Freedom of Speech
  

Essay by
Henry David Thoreau

draft from:

The Journal of Henry D. Thoreau
edited by Bradford Torrey
and Francis H. Allen

Houghton Mifflin: Boston, 1906

November 1858

  
Breathing free, speaking free

Preaching? Lecturing? Who are ye that ask for such things? What do ye want to hear, ye puling infants? A trumpet-sound that would train you up to mankind, or a nurse's lullaby? The preachers and lecturers deal with men of straw, as they are men of straw themselves.

Why, a free-spoken man, of sound lungs, cannot draw a long breath without causing your rotten institutions to come toppling down by the vacuum he makes. Your church is a baby-house made of blocks, and so of the state. It would be a relief to breathe one's self occasionally among men.

If there were any magnanimity in us, any grandeur of soul, anything but sects and parties undertaking to patronize God and keep the mind within bounds, how often we might encourage and provoke one another by a free expression! I will not consent to walk with my mouth muzzled ...
  

Freedom ... is not leave given me

Freedom of speech! It hath not entered into your hearts to conceive what those words mean. It is not leave given me by your sect to say this or that; it is when leave is given to your sect to withdraw.

The church, the state, the school, the magazine, think they are liberal and free! It is the freedom of a prison-yard. I ask only that one fourth part of my honest thoughts be spoken aloud.

What is it you tolerate, you church to-day? Not truth, but a lifelong hypocrisy. Let us have institutions framed not out of our rottenness, but out of our soundness.

This factitious piety is like stale gingerbread. I would like to suggest what a pack of fools and cowards we mankind are. They want me to agree not to breathe too hard in the neighborhood of their paper castles. If I should draw a long breath in the neighborhood of these institutions, their weak and flabby sides would fall out, for my own inspiration would exhaust the air about them.
  

A timid devil

The church! it is eminently the timid institution, and the heads and pillars of it are constitutionally and by principle the greatest cowards in the community. The voice that goes up from the monthly concerts is not so brave and so cheering as that which rises from the frog-ponds of the land. The best "preachers," so called, are an effeminate class; their bravest thoughts wear petticoats. If they have any manhood they are sure to forsake the ministry, though they were to turn their attention to baseball.

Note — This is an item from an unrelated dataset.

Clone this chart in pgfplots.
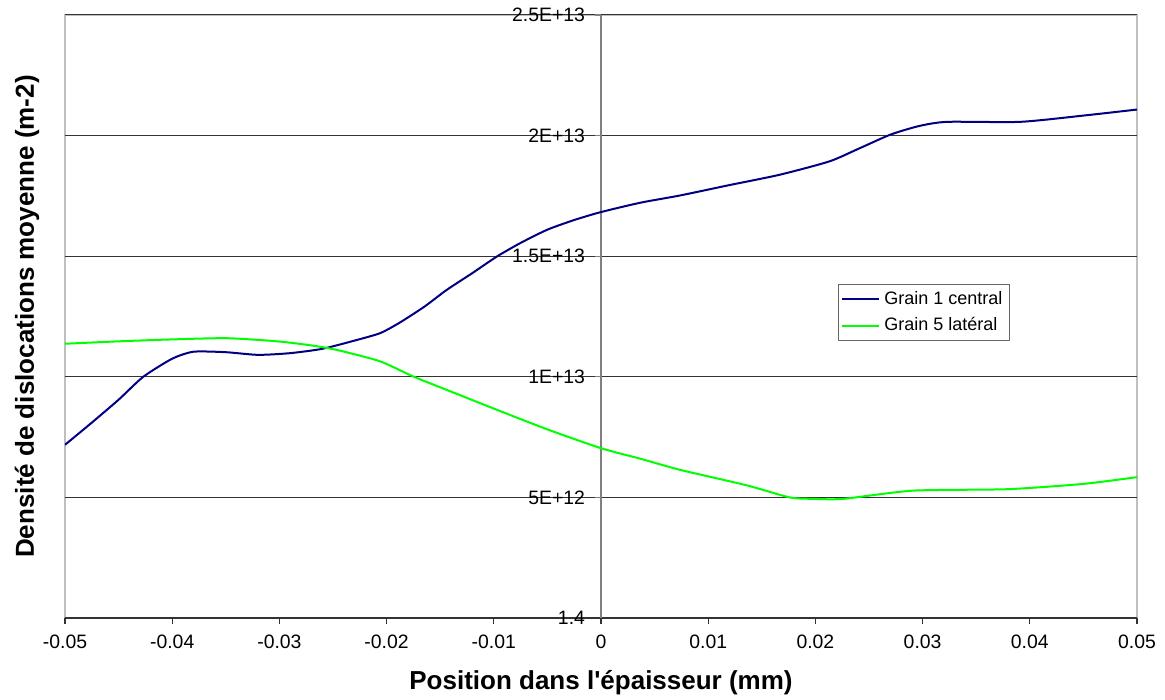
\documentclass[border=0pt]{standalone}
\usepackage{pgfplots}
\pgfplotsset{compat=1.18}
\usepackage{fontspec}
\setmainfont{Liberation Sans}
\definecolor{navyline}{RGB}{0,0,128}
\definecolor{greenline}{RGB}{0,255,0}
\begin{document}
\begin{tikzpicture}
\begin{axis}[
  width=536pt, height=301.5pt, scale only axis,
  xmin=-0.05, xmax=0.05, ymin=0, ymax=25,
  axis x line=bottom, axis y line=middle,
  axis line style={-},
  x axis line style={black!80, line width=0.6pt},
  y axis line style={black!50, line width=0.6pt},
  hide obscured x ticks=false, hide obscured y ticks=false,
  axis background/.style={draw=black!25, line width=0.6pt},
  scaled x ticks=false, scaled y ticks=false,
  xtick={-0.05,-0.04,-0.03,-0.02,-0.01,0,0.01,0.02,0.03,0.04,0.05},
  xticklabels={-0.05,-0.04,-0.03,-0.02,-0.01,0,0.01,0.02,0.03,0.04,0.05},
  ytick={0,5,10,15,20,25},
  yticklabels={1.4,5E+12,1E+13,1.5E+13,2E+13,2.5E+13},
  tick align=outside,
  major tick length=3pt,
  xtick style={black!80, line width=0.6pt},
  ytick style={black!50, line width=0.6pt},
  ticklabel style={font=\fontsize{9.7}{11}\selectfont},
  xticklabel style={yshift=-2pt},
  yticklabel style={anchor=east, xshift=-1.5pt},
  ymajorgrids,
  major grid style={black!80, line width=0.5pt},
  xlabel={\textbf{Position dans l\textquotesingle épaisseur (mm)}},
  ylabel={\textbf{Densité de dislocations moyenne (m-2)}},
  every axis x label/.style={at={(axis description cs:0.5,-0.108)}, anchor=center, font=\fontsize{13}{15}\selectfont},
  every axis y label/.style={at={(axis description cs:-0.0354,0.5)}, rotate=90, anchor=center, font=\fontsize{13}{15}\selectfont},
  legend style={at={(axis description cs:0.721,0.554)}, anchor=north west, draw=black!60, line width=0.5pt, font=\fontsize{9}{11}\selectfont, inner sep=1.5pt, row sep=1pt, cells={anchor=west}},
  legend image code/.code={\draw[#1] (0pt,0pt) -- (18.5pt,0pt);},
]
\coordinate (sw) at (rel axis cs:0,0);
\addplot[navyline, line width=1pt, smooth, tension=0.4] coordinates {
(-0.05,7.18) (-0.0475,8.1) (-0.045,9.05) (-0.0427,10.0) (-0.04,10.75) (-0.038,11.04)
(-0.035,11.02) (-0.032,10.91) (-0.029,10.98) (-0.026,11.16) (-0.023,11.5) (-0.0206,11.81)
(-0.0188,12.24) (-0.0165,12.9) (-0.0144,13.6) (-0.012,14.3) (-0.0097,14.99) (-0.0075,15.55)
(-0.005,16.1) (-0.0025,16.5) (0,16.83) (0.0037,17.22) (0.0074,17.52) (0.012,17.95)
(0.0167,18.38) (0.0213,18.93) (0.024,19.45) (0.027,20.04) (0.0297,20.4) (0.0323,20.57)
(0.0391,20.57) (0.045,20.83) (0.05,21.08)
};
\addlegendentry{Grain 1 central}
\addplot[greenline, line width=1pt, smooth, tension=0.4] coordinates {
(-0.05,11.37) (-0.045,11.47) (-0.04,11.55) (-0.0349,11.6) (-0.0302,11.47) (-0.027,11.3)
(-0.0245,11.1) (-0.0206,10.64) (-0.0175,10.01) (-0.0135,9.3) (-0.0097,8.63) (-0.005,7.82)
(0,7.04) (0.0037,6.6) (0.0074,6.14) (0.0136,5.5) (0.0176,5.0) (0.0198,4.94) (0.0226,4.94)
(0.0291,5.28) (0.0379,5.34) (0.045,5.56) (0.05,5.84)
};
\addlegendentry{Grain 5 latéral}
\end{axis}
\pgfresetboundingbox
\path[use as bounding box] ([shift={(-32.5pt,-41pt)}]sw) rectangle ++(582.5pt,350pt);
\end{tikzpicture}
\end{document}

Look at your editors of popular magazines. I have dealt with two or three the most liberal of them. They are afraid to print a whole sentence, a round sentence, a free-spoken sentence. They want to get thirty thousand subscribers, and they will do anything to get them. They consult the D.D.'s [Doctors of Divinity] and all the letters of the alphabet before printing a sentence.

I have been into many of these cowardly New England towns where they profess Christianity, — invited to speak, perchance, — where they were trembling in their shoes at the thought of the things you might say, as if they knew their weak side, — that they were weak on all sides. The devil they have covenanted with is a timid devil. If they would let their sores alone they might heal, and they could to the wars again like men; but instead of that they get together in meeting-house cellars, rip off the bandages and poultice them with sermons. ...

You may find a cape which runs six miles into the sea that has not a man of moral courage upon it. What is called faith is an immense prejudice. ... they are the creatures of an institution. ...

How often is it that the shoemaker, by thinking over his last, can think as valuable a thought as he makes a valuable shoe?

I have been into the town, being invited to speak to the inhabitants, not valuing, not having read even, the Assembly's Catechism, and I try to stimulate them by reporting the best of my experience. I see the craven priest looking round for a hole to escape at, alarmed because it was he that invited me thither, and an awful silence pervades the audience. They think they will never get me there again. But the seed has not all fallen in stony and shallow ground.
  

Speaking guns, sons of thunder

It is no compliment to be invited to lecture before the rich Institutes and Lyceums. The settled lecturers are as tame as the settled ministers. The audiences do not want to hear any prophets; they do not wish to be stimulated and instructed, but entertained. They, their wives and daughters, go to the Lyceum to suck a sugar-plum. The little of medicine they get is disguised with sugar.

It is never the reformer they hear there, but a faint and timid echo of him only. They seek a pastime merely. Their greatest guns and sons of thunder are only wooden guns and great-grandsons of thunder, who give them smooth words well pronounced from manuscripts well punctuated, — they who have stolen the little fire they have from prophets whom the audience would quake to hear. ...

The curators have on their lists the names of the men who came before the Philomathean Institute in the next large town and did no harm; left things in statu quo, so that all slept the better for it; only confirmed the audience in their previous badness; spoke a good word for God; gave the clergy, that heavy set, a lift; told the youngsters to be good boys. A man may have a good deal to say who has not any desk to thump on, who does not thunder in bad air.

They want all of a man but his truth and independence and manhood.

One who spoke to their condition would of course make them wince, and they would retaliate, i.e. kick him out, or stop their ears.